Perhaps this work will find value with folks in such a degree that money will follow. The class structures we have do not define the person. I can say that firsthand. The perceived worth the State had in me drastically changed with my tax filing status. As did the opinions from others. That was not me though, nor was the persona I and we put on to others and to ourselves. Our intrinsic value, the atman, is not the accumulation of our ideas about the world and ourselves.
This was and continues to not be about money. If it was, I would be going to get that instead of writing this. The value was always in the good works. Christ was on to something when he spoke to the Jews who wished to stone him at the temple in Jerusalem.
“Many good works have I shown you from the Father; for which of those works do ye stone me?” To which his would-be assailants answered him, saying, For a good work we stone thee not; but for blasphemy.” So why does our culture continue stone those whose good works blaspheme against where the perceived value lies? Is it blasphemy to point out what is so glaringly obvious in our troubled times? Is this sanity in an insane time?
Maybe I needed to feel it again, from this aperture. I still held undeveloped childhood emotions around poverty. I recall the old adage “be wary of unearned wisdom.” Perhaps this is where I earn my keep to speak on these matters as we trudge headfirst into the Anthropocene.

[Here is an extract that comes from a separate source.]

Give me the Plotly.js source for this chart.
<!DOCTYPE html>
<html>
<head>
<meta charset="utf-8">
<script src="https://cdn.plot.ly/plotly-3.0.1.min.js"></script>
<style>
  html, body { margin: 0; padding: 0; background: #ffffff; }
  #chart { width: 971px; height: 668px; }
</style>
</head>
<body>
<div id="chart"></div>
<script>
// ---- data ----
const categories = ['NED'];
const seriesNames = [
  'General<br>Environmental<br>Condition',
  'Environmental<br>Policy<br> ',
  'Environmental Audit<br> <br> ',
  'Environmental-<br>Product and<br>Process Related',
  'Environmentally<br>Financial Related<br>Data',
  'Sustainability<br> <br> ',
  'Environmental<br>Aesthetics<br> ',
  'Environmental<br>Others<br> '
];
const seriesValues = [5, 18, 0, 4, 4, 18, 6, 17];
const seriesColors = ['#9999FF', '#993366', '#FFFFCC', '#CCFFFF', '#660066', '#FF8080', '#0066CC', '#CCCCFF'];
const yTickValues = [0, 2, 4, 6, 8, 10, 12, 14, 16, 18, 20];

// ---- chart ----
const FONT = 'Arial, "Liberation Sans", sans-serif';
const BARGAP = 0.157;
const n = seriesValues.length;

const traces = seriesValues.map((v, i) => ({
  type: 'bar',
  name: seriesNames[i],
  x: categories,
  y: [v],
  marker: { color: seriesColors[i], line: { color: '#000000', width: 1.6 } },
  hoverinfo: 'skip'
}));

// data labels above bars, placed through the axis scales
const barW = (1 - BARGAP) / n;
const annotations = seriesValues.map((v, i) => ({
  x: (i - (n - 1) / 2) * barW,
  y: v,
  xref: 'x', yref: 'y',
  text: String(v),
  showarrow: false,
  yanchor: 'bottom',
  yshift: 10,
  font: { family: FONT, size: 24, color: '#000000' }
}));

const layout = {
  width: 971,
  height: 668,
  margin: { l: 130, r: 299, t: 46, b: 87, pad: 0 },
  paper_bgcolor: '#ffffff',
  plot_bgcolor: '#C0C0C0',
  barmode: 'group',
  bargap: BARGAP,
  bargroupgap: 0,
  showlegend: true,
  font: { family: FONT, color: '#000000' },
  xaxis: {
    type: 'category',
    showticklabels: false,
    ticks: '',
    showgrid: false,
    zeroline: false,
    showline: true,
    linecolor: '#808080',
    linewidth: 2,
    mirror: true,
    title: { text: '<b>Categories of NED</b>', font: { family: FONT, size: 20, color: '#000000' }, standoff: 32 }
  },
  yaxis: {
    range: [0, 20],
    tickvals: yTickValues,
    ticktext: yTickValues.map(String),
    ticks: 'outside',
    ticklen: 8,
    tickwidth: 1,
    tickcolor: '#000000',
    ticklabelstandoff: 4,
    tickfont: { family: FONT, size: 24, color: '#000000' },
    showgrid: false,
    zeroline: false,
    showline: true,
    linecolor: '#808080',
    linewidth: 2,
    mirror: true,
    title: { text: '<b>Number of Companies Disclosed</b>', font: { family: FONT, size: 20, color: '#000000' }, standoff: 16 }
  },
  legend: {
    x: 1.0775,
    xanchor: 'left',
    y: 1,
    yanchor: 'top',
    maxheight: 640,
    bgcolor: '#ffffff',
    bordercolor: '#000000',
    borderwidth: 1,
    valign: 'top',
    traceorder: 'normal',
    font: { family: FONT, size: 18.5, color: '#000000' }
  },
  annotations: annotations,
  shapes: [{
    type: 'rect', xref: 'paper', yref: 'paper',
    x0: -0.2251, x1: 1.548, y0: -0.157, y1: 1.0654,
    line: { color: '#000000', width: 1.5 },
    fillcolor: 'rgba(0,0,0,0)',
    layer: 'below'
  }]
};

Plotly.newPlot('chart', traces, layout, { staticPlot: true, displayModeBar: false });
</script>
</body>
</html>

Now I am learning to live poor and clean. I have been in hundreds of houses over the years where the inhabitants hadn’t two nickels to rub together yet the house was immaculate. I have no money to my name, yet I have wealth abound. My friends and family. The people who come here to sit with me and the grand conversations that ensue. That is where the value is. The human experience. We are conduits of the undifferentiated consciousness. I have witnessed it firsthand through the kindness of my friends and family as through the kindness of complete strangers. It’s in the eyes. That was there all along, as it was for all of us. It is our birthright. If we let what we are told is more important to get in the way - money, status, face - when the money is gone, so will what didn’t require levying taxes on an already burdened working-class population, those very people for which we depend on the most.
The late blues singer Lightning Hopkins wrote a wonderful song; I cannot recommend it more. When I heard him from the grave come over the demon-box (cell-phone) I heard these words:
I just wanna live between rich and poor.
You know a rich man ain't got a chance to go to heaven and a poor man got a hard way to go…
When some people shuffle the mortal coil, their heirs are left with Asset Transfers, inheritances. The deaths of the rest of us are felt in the manner by which we lived our lives, the memories our descendants will have to remember us by, because if one thing’s for sure, it ain’t the money honey.